Your goal
Nothing in the data should change when you return it, but leave the pictures out.

■ ■ ■ ■ ■

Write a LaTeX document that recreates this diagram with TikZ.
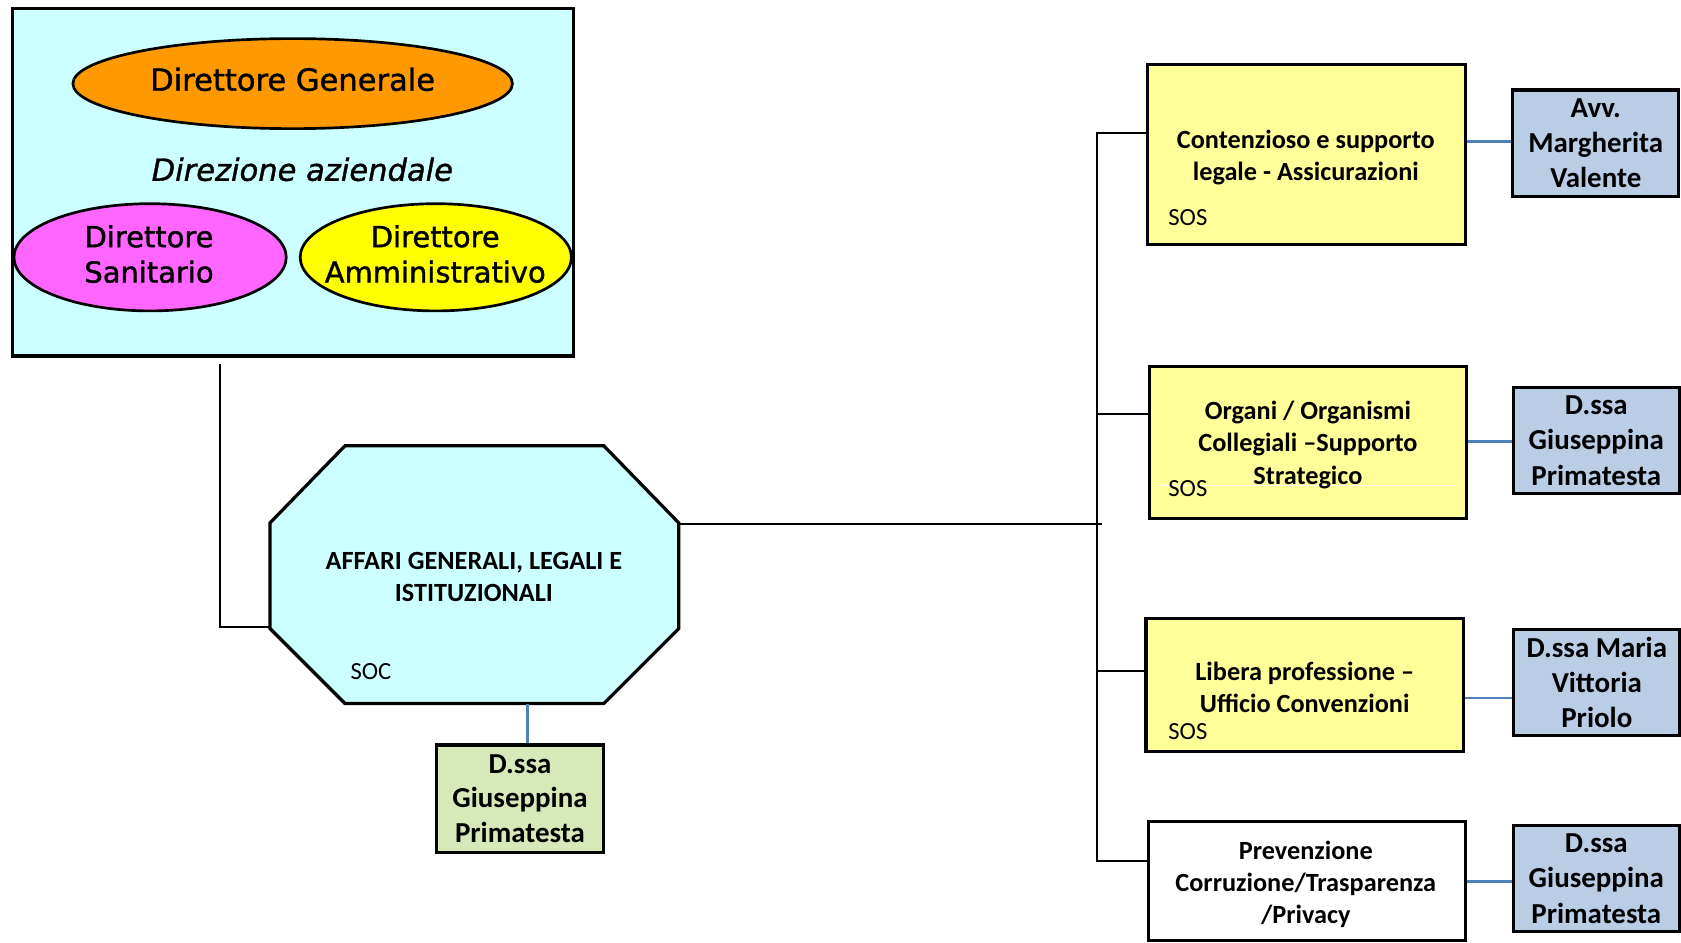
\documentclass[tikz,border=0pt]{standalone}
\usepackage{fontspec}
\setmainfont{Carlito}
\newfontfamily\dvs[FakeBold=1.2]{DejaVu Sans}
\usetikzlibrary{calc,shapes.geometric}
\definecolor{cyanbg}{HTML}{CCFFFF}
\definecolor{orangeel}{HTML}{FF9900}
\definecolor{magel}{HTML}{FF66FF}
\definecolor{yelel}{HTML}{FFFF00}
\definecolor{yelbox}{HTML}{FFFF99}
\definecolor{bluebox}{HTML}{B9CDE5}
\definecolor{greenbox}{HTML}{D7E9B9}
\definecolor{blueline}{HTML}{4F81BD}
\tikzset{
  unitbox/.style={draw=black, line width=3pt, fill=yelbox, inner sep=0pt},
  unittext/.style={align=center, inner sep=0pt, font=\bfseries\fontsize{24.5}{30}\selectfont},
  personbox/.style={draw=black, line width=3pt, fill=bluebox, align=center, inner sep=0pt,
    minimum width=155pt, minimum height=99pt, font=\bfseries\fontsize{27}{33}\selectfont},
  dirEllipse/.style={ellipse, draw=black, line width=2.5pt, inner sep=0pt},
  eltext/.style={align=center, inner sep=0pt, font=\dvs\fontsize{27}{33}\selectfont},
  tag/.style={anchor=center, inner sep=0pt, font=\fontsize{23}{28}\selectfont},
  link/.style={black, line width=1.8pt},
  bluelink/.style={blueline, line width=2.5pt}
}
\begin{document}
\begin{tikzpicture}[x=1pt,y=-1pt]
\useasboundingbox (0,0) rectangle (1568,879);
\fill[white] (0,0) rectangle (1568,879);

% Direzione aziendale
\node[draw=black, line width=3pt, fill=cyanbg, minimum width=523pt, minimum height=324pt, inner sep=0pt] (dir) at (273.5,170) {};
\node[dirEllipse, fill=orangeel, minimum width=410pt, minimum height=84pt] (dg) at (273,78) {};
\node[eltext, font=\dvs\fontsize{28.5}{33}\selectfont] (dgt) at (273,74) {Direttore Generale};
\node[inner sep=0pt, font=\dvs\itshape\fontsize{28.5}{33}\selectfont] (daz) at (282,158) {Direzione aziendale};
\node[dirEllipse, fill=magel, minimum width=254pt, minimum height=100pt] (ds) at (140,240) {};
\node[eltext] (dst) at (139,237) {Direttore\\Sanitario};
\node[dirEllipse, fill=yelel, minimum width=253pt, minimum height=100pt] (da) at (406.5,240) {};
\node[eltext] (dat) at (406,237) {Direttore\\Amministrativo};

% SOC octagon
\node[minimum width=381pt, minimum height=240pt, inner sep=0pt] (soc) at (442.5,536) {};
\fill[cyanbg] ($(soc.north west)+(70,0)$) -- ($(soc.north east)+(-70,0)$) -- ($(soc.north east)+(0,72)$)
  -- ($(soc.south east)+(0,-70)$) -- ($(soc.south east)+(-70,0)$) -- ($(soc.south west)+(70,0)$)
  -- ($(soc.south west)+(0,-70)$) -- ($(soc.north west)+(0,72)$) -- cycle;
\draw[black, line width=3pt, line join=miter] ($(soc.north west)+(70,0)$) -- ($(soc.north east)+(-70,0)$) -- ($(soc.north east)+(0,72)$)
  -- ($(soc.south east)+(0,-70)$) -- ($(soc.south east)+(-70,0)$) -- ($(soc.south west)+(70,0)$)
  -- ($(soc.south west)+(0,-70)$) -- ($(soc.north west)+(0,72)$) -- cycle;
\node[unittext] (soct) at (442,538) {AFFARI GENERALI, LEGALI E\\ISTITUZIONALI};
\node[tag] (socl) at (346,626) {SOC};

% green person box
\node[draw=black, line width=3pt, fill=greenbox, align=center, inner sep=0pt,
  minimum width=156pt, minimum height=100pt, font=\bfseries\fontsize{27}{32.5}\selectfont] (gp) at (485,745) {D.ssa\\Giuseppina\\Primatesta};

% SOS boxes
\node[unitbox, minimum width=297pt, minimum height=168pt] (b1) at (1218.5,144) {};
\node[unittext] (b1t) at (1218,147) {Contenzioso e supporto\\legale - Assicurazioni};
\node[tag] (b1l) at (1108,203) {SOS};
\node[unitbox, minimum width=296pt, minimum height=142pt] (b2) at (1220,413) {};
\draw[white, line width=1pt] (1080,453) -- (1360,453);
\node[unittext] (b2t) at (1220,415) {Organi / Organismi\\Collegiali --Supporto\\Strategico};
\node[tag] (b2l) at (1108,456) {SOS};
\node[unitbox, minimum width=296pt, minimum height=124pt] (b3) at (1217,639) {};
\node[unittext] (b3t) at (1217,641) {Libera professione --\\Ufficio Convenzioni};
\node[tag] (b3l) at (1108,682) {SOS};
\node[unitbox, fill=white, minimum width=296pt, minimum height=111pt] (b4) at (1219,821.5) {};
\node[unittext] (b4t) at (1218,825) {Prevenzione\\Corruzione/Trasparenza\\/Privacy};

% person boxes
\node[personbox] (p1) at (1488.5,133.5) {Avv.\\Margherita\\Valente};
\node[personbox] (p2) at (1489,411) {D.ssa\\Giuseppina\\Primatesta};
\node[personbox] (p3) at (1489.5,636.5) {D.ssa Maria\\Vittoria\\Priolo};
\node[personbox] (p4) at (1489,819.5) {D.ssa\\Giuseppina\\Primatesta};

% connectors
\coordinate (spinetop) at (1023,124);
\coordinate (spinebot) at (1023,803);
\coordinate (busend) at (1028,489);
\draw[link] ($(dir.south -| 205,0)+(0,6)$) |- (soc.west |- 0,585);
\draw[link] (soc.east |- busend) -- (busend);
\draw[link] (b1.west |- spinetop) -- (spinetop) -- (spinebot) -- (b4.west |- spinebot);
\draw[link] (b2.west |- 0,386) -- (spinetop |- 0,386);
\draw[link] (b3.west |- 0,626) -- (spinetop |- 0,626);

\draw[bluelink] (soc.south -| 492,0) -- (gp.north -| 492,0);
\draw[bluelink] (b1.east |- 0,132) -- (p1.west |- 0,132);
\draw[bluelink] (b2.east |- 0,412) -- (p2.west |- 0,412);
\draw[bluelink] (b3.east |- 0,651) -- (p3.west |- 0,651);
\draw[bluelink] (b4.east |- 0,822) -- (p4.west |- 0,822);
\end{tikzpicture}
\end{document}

■ ■ ■ ■ ■

Answer below
Write a LaTeX document that recreates this diagram with TikZ.
\documentclass[tikz,border=0pt]{standalone}
\usepackage{fontspec}
\setmainfont{Carlito}
\newfontfamily\dvs[FakeBold=1.2]{DejaVu Sans}
\usetikzlibrary{calc,shapes.geometric}
\definecolor{cyanbg}{HTML}{CCFFFF}
\definecolor{orangeel}{HTML}{FF9900}
\definecolor{magel}{HTML}{FF66FF}
\definecolor{yelel}{HTML}{FFFF00}
\definecolor{yelbox}{HTML}{FFFF99}
\definecolor{bluebox}{HTML}{B9CDE5}
\definecolor{greenbox}{HTML}{D7E9B9}
\definecolor{blueline}{HTML}{4F81BD}
\tikzset{
  unitbox/.style={draw=black, line width=3pt, fill=yelbox, inner sep=0pt},
  unittext/.style={align=center, inner sep=0pt, font=\bfseries\fontsize{24.5}{30}\selectfont},
  personbox/.style={draw=black, line width=3pt, fill=bluebox, align=center, inner sep=0pt,
    minimum width=155pt, minimum height=99pt, font=\bfseries\fontsize{27}{33}\selectfont},
  dirEllipse/.style={ellipse, draw=black, line width=2.5pt, inner sep=0pt},
  eltext/.style={align=center, inner sep=0pt, font=\dvs\fontsize{27}{33}\selectfont},
  tag/.style={anchor=center, inner sep=0pt, font=\fontsize{23}{28}\selectfont},
  link/.style={black, line width=1.8pt},
  bluelink/.style={blueline, line width=2.5pt}
}
\begin{document}
\begin{tikzpicture}[x=1pt,y=-1pt]
\useasboundingbox (0,0) rectangle (1568,879);
\fill[white] (0,0) rectangle (1568,879);

% Direzione aziendale
\node[draw=black, line width=3pt, fill=cyanbg, minimum width=523pt, minimum height=324pt, inner sep=0pt] (dir) at (273.5,170) {};
\node[dirEllipse, fill=orangeel, minimum width=410pt, minimum height=84pt] (dg) at (273,78) {};
\node[eltext, font=\dvs\fontsize{28.5}{33}\selectfont] (dgt) at (273,74) {Direttore Generale};
\node[inner sep=0pt, font=\dvs\itshape\fontsize{28.5}{33}\selectfont] (daz) at (282,158) {Direzione aziendale};
\node[dirEllipse, fill=magel, minimum width=254pt, minimum height=100pt] (ds) at (140,240) {};
\node[eltext] (dst) at (139,237) {Direttore\\Sanitario};
\node[dirEllipse, fill=yelel, minimum width=253pt, minimum height=100pt] (da) at (406.5,240) {};
\node[eltext] (dat) at (406,237) {Direttore\\Amministrativo};

% SOC octagon
\node[minimum width=381pt, minimum height=240pt, inner sep=0pt] (soc) at (442.5,536) {};
\fill[cyanbg] ($(soc.north west)+(70,0)$) -- ($(soc.north east)+(-70,0)$) -- ($(soc.north east)+(0,72)$)
  -- ($(soc.south east)+(0,-70)$) -- ($(soc.south east)+(-70,0)$) -- ($(soc.south west)+(70,0)$)
  -- ($(soc.south west)+(0,-70)$) -- ($(soc.north west)+(0,72)$) -- cycle;
\draw[black, line width=3pt, line join=miter] ($(soc.north west)+(70,0)$) -- ($(soc.north east)+(-70,0)$) -- ($(soc.north east)+(0,72)$)
  -- ($(soc.south east)+(0,-70)$) -- ($(soc.south east)+(-70,0)$) -- ($(soc.south west)+(70,0)$)
  -- ($(soc.south west)+(0,-70)$) -- ($(soc.north west)+(0,72)$) -- cycle;
\node[unittext] (soct) at (442,538) {AFFARI GENERALI, LEGALI E\\ISTITUZIONALI};
\node[tag] (socl) at (346,626) {SOC};

% green person box
\node[draw=black, line width=3pt, fill=greenbox, align=center, inner sep=0pt,
  minimum width=156pt, minimum height=100pt, font=\bfseries\fontsize{27}{32.5}\selectfont] (gp) at (485,745) {D.ssa\\Giuseppina\\Primatesta};

% SOS boxes
\node[unitbox, minimum width=297pt, minimum height=168pt] (b1) at (1218.5,144) {};
\node[unittext] (b1t) at (1218,147) {Contenzioso e supporto\\legale - Assicurazioni};
\node[tag] (b1l) at (1108,203) {SOS};
\node[unitbox, minimum width=296pt, minimum height=142pt] (b2) at (1220,413) {};
\draw[white, line width=1pt] (1080,453) -- (1360,453);
\node[unittext] (b2t) at (1220,415) {Organi / Organismi\\Collegiali --Supporto\\Strategico};
\node[tag] (b2l) at (1108,456) {SOS};
\node[unitbox, minimum width=296pt, minimum height=124pt] (b3) at (1217,639) {};
\node[unittext] (b3t) at (1217,641) {Libera professione --\\Ufficio Convenzioni};
\node[tag] (b3l) at (1108,682) {SOS};
\node[unitbox, fill=white, minimum width=296pt, minimum height=111pt] (b4) at (1219,821.5) {};
\node[unittext] (b4t) at (1218,825) {Prevenzione\\Corruzione/Trasparenza\\/Privacy};

% person boxes
\node[personbox] (p1) at (1488.5,133.5) {Avv.\\Margherita\\Valente};
\node[personbox] (p2) at (1489,411) {D.ssa\\Giuseppina\\Primatesta};
\node[personbox] (p3) at (1489.5,636.5) {D.ssa Maria\\Vittoria\\Priolo};
\node[personbox] (p4) at (1489,819.5) {D.ssa\\Giuseppina\\Primatesta};

% connectors
\coordinate (spinetop) at (1023,124);
\coordinate (spinebot) at (1023,803);
\coordinate (busend) at (1028,489);
\draw[link] ($(dir.south -| 205,0)+(0,6)$) |- (soc.west |- 0,585);
\draw[link] (soc.east |- busend) -- (busend);
\draw[link] (b1.west |- spinetop) -- (spinetop) -- (spinebot) -- (b4.west |- spinebot);
\draw[link] (b2.west |- 0,386) -- (spinetop |- 0,386);
\draw[link] (b3.west |- 0,626) -- (spinetop |- 0,626);

\draw[bluelink] (soc.south -| 492,0) -- (gp.north -| 492,0);
\draw[bluelink] (b1.east |- 0,132) -- (p1.west |- 0,132);
\draw[bluelink] (b2.east |- 0,412) -- (p2.west |- 0,412);
\draw[bluelink] (b3.east |- 0,651) -- (p3.west |- 0,651);
\draw[bluelink] (b4.east |- 0,822) -- (p4.west |- 0,822);
\end{tikzpicture}
\end{document}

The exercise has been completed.